The defendants, appellees, ask for a rehearing only on their complaint that the judge of the district court allowed the plaintiff interest on the $500 from February 10, 1936, until paid, instead of allowing the interest only to the date on which the defendants tendered the $500 — April 23, 1936. The judge of the district court, in the judgment rendered originally, allowed the interest from February 10 to April 23, 1936, but afterwards granted a rehearing and rendered judgment allowing the interest from *Page 318 February 10, 1936 until paid — meaning until the $500 and accrued interest should be paid. The reason for this change in the judgment was that the judge found, on a reconsideration of the case, that the defendants had not left the amount tendered on deposit in the bank, but had withdrawn it. In that respect the judgment is correct.

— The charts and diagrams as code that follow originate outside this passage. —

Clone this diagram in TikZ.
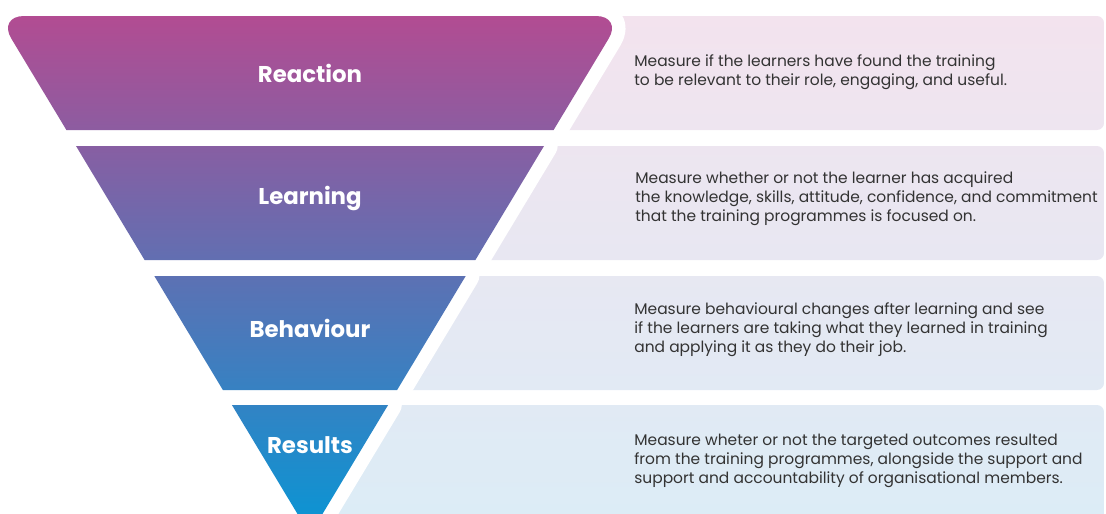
\documentclass[tikz,border=0pt]{standalone}
\usepackage{fontspec}
\setmainfont{Poppins}
\usetikzlibrary{positioning}
\definecolor{reacttop}{HTML}{B24C92}
\definecolor{resultbot}{HTML}{0E93D2}
\definecolor{panelpink}{HTML}{F3E3EE}
\definecolor{panelblue}{HTML}{DCECF6}
\definecolor{desctext}{HTML}{333333}
\tikzset{
    x=0.02cm, y=-0.02cm,
    stage/.style={text=white, inner sep=0pt, font=\fontsize{13}{15}\selectfont\bfseries},
    desc/.style={anchor=west, align=left, inner sep=0pt, text=desctext, font=\fontsize{8.8}{10.8}\selectfont},
    gap/.style={draw=white, line width=15.5pt, line join=round}
}

\begin{document}
\begin{tikzpicture}
    \useasboundingbox (0,0) rectangle (1106,514);
    \clip (0,0) rectangle (1106,514);

    % panels on the right
    \begin{scope}
        \clip (310,16) [rounded corners=4pt] -- (1104,16) -- (1104,130) [sharp corners] -- (310,130) -- cycle
              (310,146) [rounded corners=4pt] -- (1104,146) -- (1104,260) [sharp corners] -- (310,260) -- cycle
              (310,276) [rounded corners=4pt] -- (1104,276) -- (1104,390) [sharp corners] -- (310,390) -- cycle
              (310,405) [rounded corners=4pt] -- (1104,405) -- (1104,530) [sharp corners] -- (310,530) -- cycle;
        \shade[top color=panelpink, bottom color=panelblue] (300,16) rectangle (1106,514);
    \end{scope}

    % white gap round the funnel
    \path[gap] (66.4,130) [rounded corners=15pt] -- (-2.3,16) -- (622.3,16) [sharp corners] -- (553.6,130) -- cycle;
    \path[gap] (76,146) -- (544,146) -- (475.4,260) -- (144.6,260) -- cycle;
    \path[gap] (154.3,276) -- (465.7,276) -- (397.1,390) -- (222.9,390) -- cycle;
    \path[gap] (231.9,405) -- (388.1,405) -- (310,534.7) -- cycle;

    % funnel
    \begin{scope}
        \clip (66.4,130) [rounded corners=15pt] -- (-2.3,16) -- (622.3,16) [sharp corners] -- (553.6,130) -- cycle
              (76,146) -- (544,146) -- (475.4,260) -- (144.6,260) -- cycle
              (154.3,276) -- (465.7,276) -- (397.1,390) -- (222.9,390) -- cycle
              (231.9,405) -- (388.1,405) -- (310,534.7) -- cycle;
        \shade[top color=reacttop, bottom color=resultbot] (-5,16) rectangle (630,514);
    \end{scope}

    \node[stage] (reaction) at (310,73) {Reaction};
    \node[stage] (learning) at (310,198) {Learning};
    \node[stage] (behaviour) at (310,328) {Behaviour};
    \node[stage] (results) at (310,445) {Results};

    \node[desc] (reactiondesc) at (634,72) {Measure if the learners have found the training\\to be relevant to their role, engaging, and useful.};
    \node[desc] (learningdesc) at (635,199) {Measure whether or not the learner has acquired\\the knowledge, skills, attitude, confidence, and commitment\\that the training programmes is focused on.};
    \node[desc] (behaviourdesc) at (634,330) {Measure behavioural changes after learning and see\\if the learners are taking what they learned in training\\and applying it as they do their job.};
    \node[desc] (resultsdesc) at (634,461) {Measure wheter or not the targeted outcomes resulted\\from the training programmes, alongside the support and\\support and accountability of organisational members.};
\end{tikzpicture}
\end{document}
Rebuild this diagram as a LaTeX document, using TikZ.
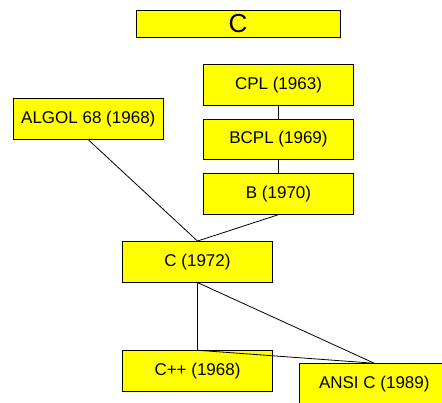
\documentclass[tikz,border=0pt]{standalone}
\usepackage{fontspec}
\setmainfont{Liberation Sans}
\usetikzlibrary{positioning}
\definecolor{ink}{HTML}{000000}
\definecolor{boxfill}{HTML}{FFFF00}
\tikzset{
  langbox/.style={draw=ink,fill=boxfill,line width=1pt,minimum width=150pt,minimum height=40.5pt,inner sep=0pt,align=center,font=\fontsize{17}{20}\selectfont},
  titlebox/.style={langbox,minimum width=204pt,minimum height=27.7pt,font=\fontsize{26}{28}\selectfont},
  link/.style={draw=ink,line width=0.8pt}
}
\begin{document}
\begin{tikzpicture}[x=1pt,y=-1pt]
  \clip (0,0) rectangle (442,403);

  \node[titlebox] (title) at (238,23.9) {C};

  \node[langbox] (cpl) at (278.5,84.9) {CPL (1963)};
  \node[langbox] (bcpl) at (278.5,139.3) {BCPL (1969)};
  \node[langbox] (b) at (278.5,193.9) {B (1970)};
  \node[langbox] (algol) at (88.3,119) {ALGOL 68 (1968)};
  \node[langbox] (c) at (197.5,261.8) {C (1972)};
  \node[langbox] (cpp) at (197.5,371) {C++ (1968)};
  \node[langbox] (ansi) at (374.3,384) {ANSI C (1989)};

  \draw[link] (cpl.south) -- (bcpl.north);
  \draw[link] (bcpl.south) -- (b.north);
  \draw[link] (algol.south) -- (c.north);
  \draw[link] (b.south) -- (c.north);
  \draw[link] (c.south) -- (cpp.north);
  \draw[link] (c.south) -- (ansi.north);
  \draw[link] (cpp.north) -- (ansi.north);
\end{tikzpicture}
\end{document}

The plaintiff, appellant, in his petition for a rehearing, makes two complaints: First, he says that the court should have given him a judgment for five or six hundred dollars for the value of certain movables alleged to have been sold by the defendants from the property in contest. The plaintiff did not pray, in his petition, for a judgment for the price or value of any such movable articles, but alleged merely that the defendants should account to him for the price or value of such articles in the rendering of a statement of the net amount necessary to reimburse them for the amount which the property had cost them at the time when this suit was filed. We disposed of that issue when we said that the judge of the district court had found the account which the defendants rendered to be correct, and that the evidence supported his finding. The second complaint of the plaintiff and appellant is that the tender of $500 which the defendants made, to reimburse the plaintiff for the amount paid to Mrs. Hall, was not a valid tender, because it was coupled with the condition that it should be in full payment and satisfaction of all demands set forth in the plaintiff's petition. The only effect that this tender could have was to save costs for the defendants. We find that, in passing upon the application for a new *Page 319 trial or rehearing in this case, the judge of the district court granted a rehearing on the question relating to the costs. The record does not show how the question of costs was finally decided or whether it has ever been decided. The appeal which the plaintiff took was from the judgment on the other issues in the case.

With this explanation, both applications for a rehearing are denied.